Não se trata de nenhuma espécie de
privilégio! Ao contrário do que ocorre com outras espécies de desonerações que
atingem os chamados cofres do sistema da Previdência Social, tem-se aqui uma
renúncia (constitucionalmente prevista, é bom lembrar) que representa 3% da
arrecadação total previdenciária, cerca de 10 bilhões de reais, que se revertem
em quase 60 bilhões de serviços prestados aos mais necessitados!
Ocorre que, em tempos de crise, esta
acompanhada de uma aguda diminuição da arrecadação fiscal, os atores
governamentais parecem se mostrar cada vez menos sensíveis aos resultados de
quaisquer outras políticas que não a fazendária.
É frustrante perceber que os Ministérios
certificadores (das áreas da educação, da saúde e da assistência social) cedem
espaço para o imediatismo míope das razões e das prioridades dos agentes
arrecadadores.
Paralelamente ao fato de que o Estado insiste
em se valer de um aparato normativo cuja inconstitucionalidade é flagrante
(vide os votos já emanados nas ADI´s em curso), não há como ignorar a evidente
lógica financeira/fazendária/arrecadatória que norteia as políticas públicas
socioassistenciais.
Quando, por exemplo, lembramos que ainda
pende de regulamentação o cômputo dos benefícios complementares previstos na
lei nº 12.868/2013; ou que os números de indeferimentos de renovação ou
concessão dos Certificados de Entidades Beneficentes (CEBAS), tendo por lastro
motivações absolutamente nebulosas – ainda que supostamente técnicas –
multiplicam-se dia-a-dia; ou que os sistemas eletrônicos de registro de dados
simplesmente não funcionam; ou que as tais “calculadoras” não ficam prontas; ou
que as entidades esperam anos pelas respostas de seus processos
administrativos; ou, ainda, que o Estado patrocinou o processo legislativo que
tornou irretroativos os efeitos da emissão do CEBAS (uma tremenda injustiça!),
há muitos motivos para se preocupar.
As entidades têm se esmerado em adotar as
melhores práticas de transparência na gestão de suas atividades, clamam por
diálogo com as autoridades públicas, são testemunhas de que sua missão maior é
a de construir uma sociedade mais justa e solidária, mas obviamente dependem de
uma via de mão dupla para atingir tais objetivos.

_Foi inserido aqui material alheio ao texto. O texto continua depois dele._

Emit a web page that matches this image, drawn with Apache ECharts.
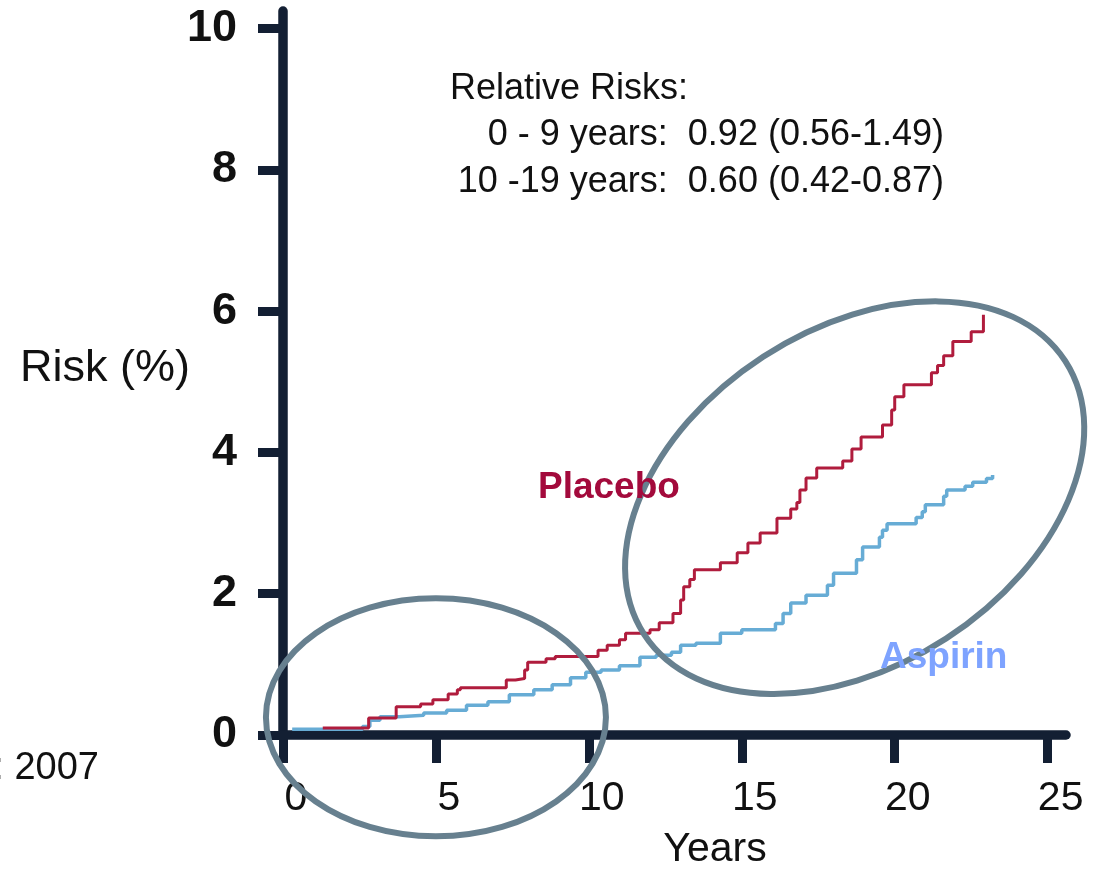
<!DOCTYPE html>
<html>
<head>
<meta charset="utf-8">
<script src="https://cdn.jsdelivr.net/npm/echarts@6/dist/echarts.min.js"></script>
<style>
html,body{margin:0;padding:0;background:#fff;}
#chart{width:1097px;height:869px;}
</style>
</head>
<body>
<div id="chart"></div>
<script>
// ---- data ----
const xTicks = [0, 5, 10, 15, 20, 25];
const yTicks = [0, 2, 4, 6, 8, 10];
const placebo = [
  [1.3, 0.10], [2.8, 0.24], [3.7, 0.40], [4.5, 0.44], [4.9, 0.50], [5.4, 0.58], [5.7, 0.64],
  [5.8, 0.67], [7.3, 0.78], [7.6, 0.80], [7.9, 0.92], [8.0, 1.03], [8.6, 1.08], [8.9, 1.11],
  [10.3, 1.20], [10.6, 1.27], [11.0, 1.35], [11.2, 1.44], [12.0, 1.49], [12.3, 1.59],
  [12.75, 1.72], [13.0, 1.91], [13.1, 2.10], [13.3, 2.20], [13.45, 2.34], [14.3, 2.44],
  [14.85, 2.58], [15.2, 2.72], [15.6, 2.86], [16.15, 3.07], [16.6, 3.20], [16.8, 3.29],
  [16.9, 3.47], [17.1, 3.64], [17.45, 3.78], [18.3, 3.88], [18.6, 4.05], [18.9, 4.22],
  [19.6, 4.39], [19.9, 4.60], [20.0, 4.79], [20.3, 4.96], [21.2, 5.13], [21.4, 5.23],
  [21.6, 5.37], [21.9, 5.57], [22.5, 5.71], [22.9, 5.95]
];
const aspirin = [
  [0.3, 0.08], [2.6, 0.12], [2.84, 0.21], [3.17, 0.26], [3.8, 0.28], [4.6, 0.31], [5.35, 0.35],
  [6.0, 0.42], [6.7, 0.47], [7.4, 0.57], [8.2, 0.64], [8.8, 0.71], [9.4, 0.81], [9.9, 0.89],
  [10.4, 0.92], [11.0, 0.98], [11.67, 1.10], [12.2, 1.13], [12.7, 1.17], [13.0, 1.27],
  [13.5, 1.30], [14.3, 1.44], [15.0, 1.49], [16.1, 1.58], [16.35, 1.72], [16.6, 1.87],
  [17.1, 1.98], [17.8, 2.12], [18.0, 2.29], [18.75, 2.48], [18.95, 2.66], [19.5, 2.80],
  [19.6, 2.90], [19.75, 2.99], [20.7, 3.08], [20.9, 3.16], [21.0, 3.26], [21.6, 3.38],
  [21.7, 3.47], [22.3, 3.52], [22.55, 3.58], [23.0, 3.63], [23.2, 3.68]
];
const rrTitle = 'Relative Risks:';
const rrLines = ['0 - 9 years:  0.92 (0.56-1.49)', '10 -19 years:  0.60 (0.42-0.87)'];
// highlighted regions (data-space centre, pixel radii, rotation in degrees)
const highlightEllipses = [
  { x: 5.0, y: 0.25, rx: 170, ry: 119, rot: 0 },
  { x: 18.69, y: 3.36, rx: 251, ry: 168, rot: 33 }
];

// ---- chart ----
const FONT = '"Liberation Sans", Arial, Helvetica, sans-serif';
const AXIS = '#131f33';
const chart = echarts.init(document.getElementById('chart'), null, { renderer: 'canvas' });

const option = {
  backgroundColor: '#ffffff',
  animation: false,
  grid: { left: 283, right: 31, top: 11, bottom: 134, containLabel: false },
  xAxis: {
    type: 'value', min: 0, max: 25.6, interval: 5,
    axisLine: { show: true, lineStyle: { color: AXIS, width: 9.5 } },
    axisTick: { show: true, customValues: xTicks, length: 28, lineStyle: { color: AXIS, width: 9 } },
    axisLabel: { customValues: xTicks, margin: 43, color: '#111', fontSize: 41, fontFamily: FONT,
      padding: [0, 0, 0, 26] },
    splitLine: { show: false }
  },
  yAxis: {
    type: 'value', min: 0, max: 10.25, interval: 2,
    axisLine: { show: true, lineStyle: { color: AXIS, width: 9.5 } },
    axisTick: { show: true, customValues: yTicks, length: 25, lineStyle: { color: AXIS, width: 9 } },
    axisLabel: { customValues: yTicks, margin: 46, color: '#111', fontSize: 45, fontWeight: 'bold', fontFamily: FONT,
      padding: [8, 0, 0, 0] },
    splitLine: { show: false }
  },
  series: [
    { name: 'Aspirin', type: 'line', step: 'end', data: aspirin, showSymbol: false, z: 3,
      lineStyle: { color: '#67acd5', width: 3.5 } },
    { name: 'Placebo', type: 'line', step: 'end', data: placebo, showSymbol: false, z: 4,
      lineStyle: { color: '#b01c3d', width: 3 } }
  ]
};
chart.setOption(option);

function txt(text, x, y, size, opts) {
  opts = opts || {};
  return {
    type: 'text', z: 10,
    style: {
      text: text, x: x, y: y,
      fontSize: size, fontFamily: FONT, fontWeight: opts.weight || 'normal',
      fill: opts.color || '#111',
      align: opts.align || 'left', textAlign: opts.align || 'left',
      verticalAlign: 'middle', textVerticalAlign: 'middle'
    }
  };
}

const graphics = [];
highlightEllipses.forEach(function (e) {
  const p = chart.convertToPixel({ gridIndex: 0 }, [e.x, e.y]);
  graphics.push({
    type: 'ellipse', z: 8,
    x: p[0], y: p[1], rotation: e.rot * Math.PI / 180,
    shape: { cx: 0, cy: 0, rx: e.rx, ry: e.ry },
    style: { fill: 'none', stroke: '#67808f', lineWidth: 6 }
  });
});
graphics.push(txt(rrTitle, 450, 89, 36));
graphics.push(txt(rrLines[0], 944, 135, 36, { align: 'right' }));
graphics.push(txt(rrLines[1], 944, 182, 36, { align: 'right' }));
graphics.push(txt('Risk (%)', 20, 369, 45));
graphics.push(txt('Years', 715, 850, 41, { align: 'center' }));
graphics.push(txt(': 2007', 99, 769, 38, { align: 'right' }));
graphics.push(txt('Placebo', 538, 488, 37, { weight: 'bold', color: '#a30a3c' }));
graphics.push(txt('Aspirin', 880, 658, 37, { weight: 'bold', color: '#7ea3ff' }));
chart.setOption({ graphic: { elements: graphics } });
</script>
</body>
</html>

Que os números das recentes pesquisas acima
mencionadas inspirem as autoridades a perceber que não é pela via da
intimidação e do enfr aquecimento das instituições privadas, em especial das
filantrópicas certificadas, que as crianças do nosso país se verão melhor
acolhidas e com melhores perspectivas.
Usar a Reforma da Previdência como braço
forte da sanha arrecadatória do Estado, às custas da inviabilização do
funcionamento das entidades certificadas beneficentes de assistência social,
pode até ser um expediente que atenda a determinados e camuflados interesses,
mas é certo que não coincide com as necessidades dos carentes e dos desassistidos,
que apenas contam as “filantrópicas” para aceder a serviços educacionais, de
saúde e a projetos e programas socioassistenciais.